Les AirTags et leur rôle dans des affaires de harcèlement ou de meurtres sont au cœur d'une action de groupe en justice, en Californie. Lancée l'année dernière, l'initiative a reçu le renfort de nouvelles victimes.
Les plaignants — ils sont 38 à ce jour — reprochent à Apple de s'être précipitée pour commercialiser un produit inachevé sur le plan de la sécurité et de s'être injustement enrichie tout en permettant que des personnes soient victimes d'intrusions dans leur vie privée.
Le procès fait aux AirTags n'est pas nouveau. Très rapidement après leur sortie (en avril 2021), la petite balise s'est révélée un outil simple, économique et redoutablement efficace pour suivre une personne à son insu. Les maris jaloux n'avaient cure du message d'Apple enjoignant de réserver sa balise au pistage d'objets.
Alors que des faits divers alimentaient régulièrement la chronique, Apple a ajouté des fonctions de sécurité. La première et principale fut qu'un AirTag sonne lorsqu'il suivait depuis un certain moment une personne qui n'était pas son propriétaire.
Le dispositif avait ses limites : la sonnerie n'était pas d'un grand secours pour une balise cachée sous un châssis d'auto ; les utilisateurs Android n'avaient aucun moyen de contre-vérifier cette présence importune depuis leur téléphone ; d'aucuns ont trouvé le moyen de rendre l'AirTag muet en le bricolant assez simplement.
AirTags : Apple aurait posé une colle aux bidouilleurs de hautparleurs
La plainte déposée en Californie cite plusieurs témoignages de victimes — parfois très secouées émotionnellement — d'un usage détourné de la balise. Cela va de personnes qui ont été suivies par un proche ou un inconnu à des affaires plus dramatiques encore, comme une jeune femme qui a traqué et écrasé son petit ami ; une autre qui s'est fait tuer en cherchant à récupérer son bien qu'elle avait géolocalisé, ou encore, un homme qui a abattu le voleur de son véhicule.

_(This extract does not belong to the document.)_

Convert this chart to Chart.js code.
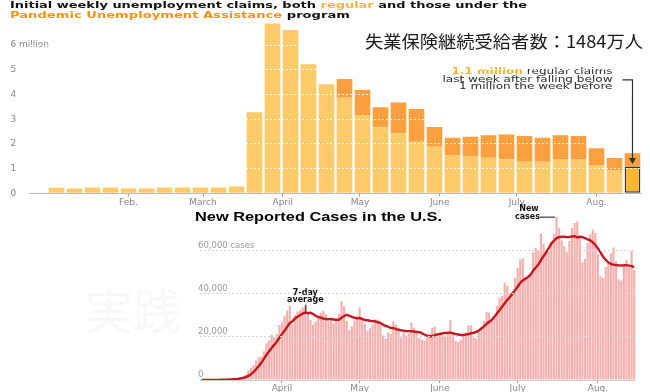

Ces affaires ont continué de se multiplier depuis le dépôt de cette plainte explique le document. 150 cas ont été recensés aux États-Unis, affirment les plaignants et, plus récemment, dans la seule agglomération de Tulsa en Oklahoma (722 810 habitants), 19 affaires ont été comptabilisées. Sans compter celles qui se sont produites à l'étranger.
Ce qui distingue l'AirTag de tout produit concurrent, c'est sa précision inégalée, sa facilité d'utilisation (il s'intègre parfaitement dans la suite de produits existante d'Apple) et son prix abordable", indique la plainte. Avec un tarif de seulement 29 dollars, il est devenu l'arme de prédilection des harceleurs et des agresseurs.
La plainte reproche à Apple de s'être précipitée pour lancer ce produit et d'avoir dû ajouter des fonctions de sécurité après coup, dans l'urgence (peu après la vente des AirTags des éléments tendaient à montrer qu'Apple avait prévu de sortir ce produit plus tôt, mais les périodes de confinement et l'immobilisation des populations ont pu décaler sa mise sur le marché).
Parmi ces modifications il y a eu l'app Android pour détecter manuellement la présence d'un AirTag. Mais ce n'était qu'une demi-mesure trop confidentielle pour être efficace. Depuis le mois d'août, Google, avec la participation d'Apple, a intégré cette fonction directement dans son système mobile pour qu'elle opère tout le temps, automatiquement.
Les AirTags ne sont plus invisibles pour Android
Eva Galperin, la directrice de la cybersécurité à l'Electronic Frontier Foundation, note les efforts d'Apple depuis deux ans pour limiter les risques et les abus, tout en estimant qu'il était « honteux » de les avoir sortis sans plus de garde-fous. Interrogée par Ars Technica elle s'inquiète de la nouvelle fonction de partage d'un AirTag entre plusieurs personnes, introduite avec iOS 17.
Le propriétaire d'un AirTag peut inviter jusqu'à 5 personnes à utiliser une même balise. Le reproche que fait Eva Galperin, est que lorsqu'une personne reçoit une alerte, elle pourra avoir un fragment d'information sur l'identité du propriétaire de la balise (le numéro de téléphone apparaît tronqué), mais elle sera dans l'ignorance des autres individus (ou autres appareils en sa possession s'il a plusieurs comptes iCloud) qui se partagent le mouchard et qui peuvent en suivre aussi le moindre déplacement.
iOS 17 : comment partager un AirTag entre plusieurs personnes
Apple, pour sa part, doit intervenir dans cette affaire à la fin octobre et elle entend demander le rejet de la plainte.